#### [COLLECTED DATA]

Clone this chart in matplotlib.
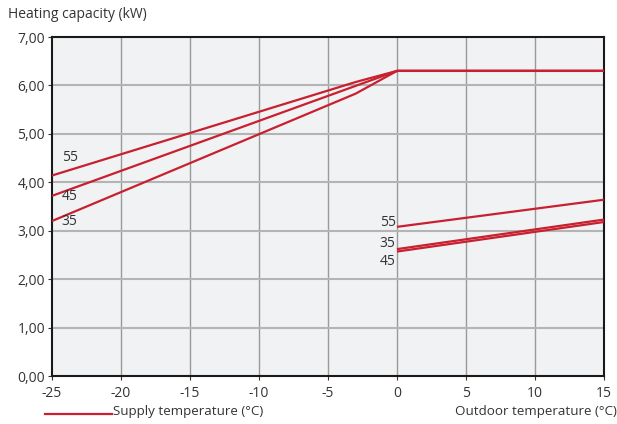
import matplotlib
matplotlib.use("Agg")
import matplotlib.pyplot as plt

plt.rcParams['font.family'] = ['Open Sans', 'DejaVu Sans']

# Heating capacity curves (outdoor temperature in °C, capacity in kW)
supply_temps = ["55", "45", "35"]
upper_x = {"55": [-25, -3, 0, 15], "45": [-25, 0, 15], "35": [-25, -3, 0, 15]}
upper_y = {"55": [4.14, 6.07, 6.30, 6.30], "45": [3.72, 6.30, 6.30], "35": [3.20, 5.83, 6.30, 6.30]}
lower_x = {"55": [0, 15], "45": [0, 15], "35": [0, 15]}
lower_y = {"55": [3.08, 3.64], "45": [2.57, 3.18], "35": [2.62, 3.23]}

x_ticks = [-25, -20, -15, -10, -5, 0, 5, 10, 15]
y_ticks = [0, 1, 2, 3, 4, 5, 6, 7]

red = "#c8202f"
txt = "#333333"

fig = plt.figure(figsize=(6.17, 4.24), dpi=100)
ax = fig.add_axes([52/617, 1 - 376/424, (604-52)/617, (376-37)/424])
ax.set_facecolor("#f1f2f4")

ax.set_xlim(-25, 15)
ax.set_ylim(0, 7)
ax.set_xticks(x_ticks)
ax.set_yticks(y_ticks)
ax.set_xticklabels([str(v) for v in x_ticks])
ax.set_yticklabels([f"{v:.2f}".replace(".", ",") for v in y_ticks])

for v in x_ticks[1:-1]:
    ax.axvline(v, color="#9a9a9a", lw=1.0, zorder=1)
for v in y_ticks[1:-1]:
    ax.axhline(v, color="#b4b4b4", lw=1.5, zorder=1)

for s in supply_temps:
    ax.plot(upper_x[s], upper_y[s], color=red, lw=1.6, zorder=3, solid_capstyle="butt")
    ax.plot(lower_x[s], lower_y[s], color=red, lw=1.6, zorder=3, solid_capstyle="butt")

for sp in ax.spines.values():
    sp.set_color("#1a1a1a")
    sp.set_linewidth(1.5)

ax.tick_params(axis="both", colors=txt, labelsize=10, length=3, width=0.8, pad=2)
ax.tick_params(axis="x", pad=4)

# Curve labels
ax.text(-24.3, 4.52, "55", color=txt, fontsize=10, va="center", ha="left")
ax.text(-24.3, 3.70, "45", color=txt, fontsize=10, va="center", ha="left")
ax.text(-24.3, 3.20, "35", color=txt, fontsize=10, va="center", ha="left")
ax.text(-0.1, 3.17, "55", color=txt, fontsize=10, va="center", ha="right")
ax.text(-0.1, 2.73, "35", color=txt, fontsize=10, va="center", ha="right")
ax.text(-0.1, 2.37, "45", color=txt, fontsize=10, va="center", ha="right")

fig.text(8/617, 1 - 15/424, "Heating capacity (kW)", color=txt, fontsize=10, va="center", ha="left")

# Legend line and axis caption
fig.add_artist(plt.Line2D([45/617, 112/617], [1 - 414/424, 1 - 414/424], color=red, lw=1.6))
fig.text(113/617, 1 - 411/424, "Supply temperature (°C)", color=txt, fontsize=9.6, va="center", ha="left")
fig.text(1.0, 1 - 411/424, "Outdoor temperature (°C)", color=txt, fontsize=9.6, va="center", ha="right")

fig.savefig("out.png", dpi=100)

#### [EXERCISE PROMPT]
Skip the pictures, then retype every line above exactly.

#### [EXERCISE RESPONSE]
Clone this chart in matplotlib.
import matplotlib
matplotlib.use("Agg")
import matplotlib.pyplot as plt

plt.rcParams['font.family'] = ['Open Sans', 'DejaVu Sans']

# Heating capacity curves (outdoor temperature in °C, capacity in kW)
supply_temps = ["55", "45", "35"]
upper_x = {"55": [-25, -3, 0, 15], "45": [-25, 0, 15], "35": [-25, -3, 0, 15]}
upper_y = {"55": [4.14, 6.07, 6.30, 6.30], "45": [3.72, 6.30, 6.30], "35": [3.20, 5.83, 6.30, 6.30]}
lower_x = {"55": [0, 15], "45": [0, 15], "35": [0, 15]}
lower_y = {"55": [3.08, 3.64], "45": [2.57, 3.18], "35": [2.62, 3.23]}

x_ticks = [-25, -20, -15, -10, -5, 0, 5, 10, 15]
y_ticks = [0, 1, 2, 3, 4, 5, 6, 7]

red = "#c8202f"
txt = "#333333"

fig = plt.figure(figsize=(6.17, 4.24), dpi=100)
ax = fig.add_axes([52/617, 1 - 376/424, (604-52)/617, (376-37)/424])
ax.set_facecolor("#f1f2f4")

ax.set_xlim(-25, 15)
ax.set_ylim(0, 7)
ax.set_xticks(x_ticks)
ax.set_yticks(y_ticks)
ax.set_xticklabels([str(v) for v in x_ticks])
ax.set_yticklabels([f"{v:.2f}".replace(".", ",") for v in y_ticks])

for v in x_ticks[1:-1]:
    ax.axvline(v, color="#9a9a9a", lw=1.0, zorder=1)
for v in y_ticks[1:-1]:
    ax.axhline(v, color="#b4b4b4", lw=1.5, zorder=1)

for s in supply_temps:
    ax.plot(upper_x[s], upper_y[s], color=red, lw=1.6, zorder=3, solid_capstyle="butt")
    ax.plot(lower_x[s], lower_y[s], color=red, lw=1.6, zorder=3, solid_capstyle="butt")

for sp in ax.spines.values():
    sp.set_color("#1a1a1a")
    sp.set_linewidth(1.5)

ax.tick_params(axis="both", colors=txt, labelsize=10, length=3, width=0.8, pad=2)
ax.tick_params(axis="x", pad=4)

# Curve labels
ax.text(-24.3, 4.52, "55", color=txt, fontsize=10, va="center", ha="left")
ax.text(-24.3, 3.70, "45", color=txt, fontsize=10, va="center", ha="left")
ax.text(-24.3, 3.20, "35", color=txt, fontsize=10, va="center", ha="left")
ax.text(-0.1, 3.17, "55", color=txt, fontsize=10, va="center", ha="right")
ax.text(-0.1, 2.73, "35", color=txt, fontsize=10, va="center", ha="right")
ax.text(-0.1, 2.37, "45", color=txt, fontsize=10, va="center", ha="right")

fig.text(8/617, 1 - 15/424, "Heating capacity (kW)", color=txt, fontsize=10, va="center", ha="left")

# Legend line and axis caption
fig.add_artist(plt.Line2D([45/617, 112/617], [1 - 414/424, 1 - 414/424], color=red, lw=1.6))
fig.text(113/617, 1 - 411/424, "Supply temperature (°C)", color=txt, fontsize=9.6, va="center", ha="left")
fig.text(1.0, 1 - 411/424, "Outdoor temperature (°C)", color=txt, fontsize=9.6, va="center", ha="right")

fig.savefig("out.png", dpi=100)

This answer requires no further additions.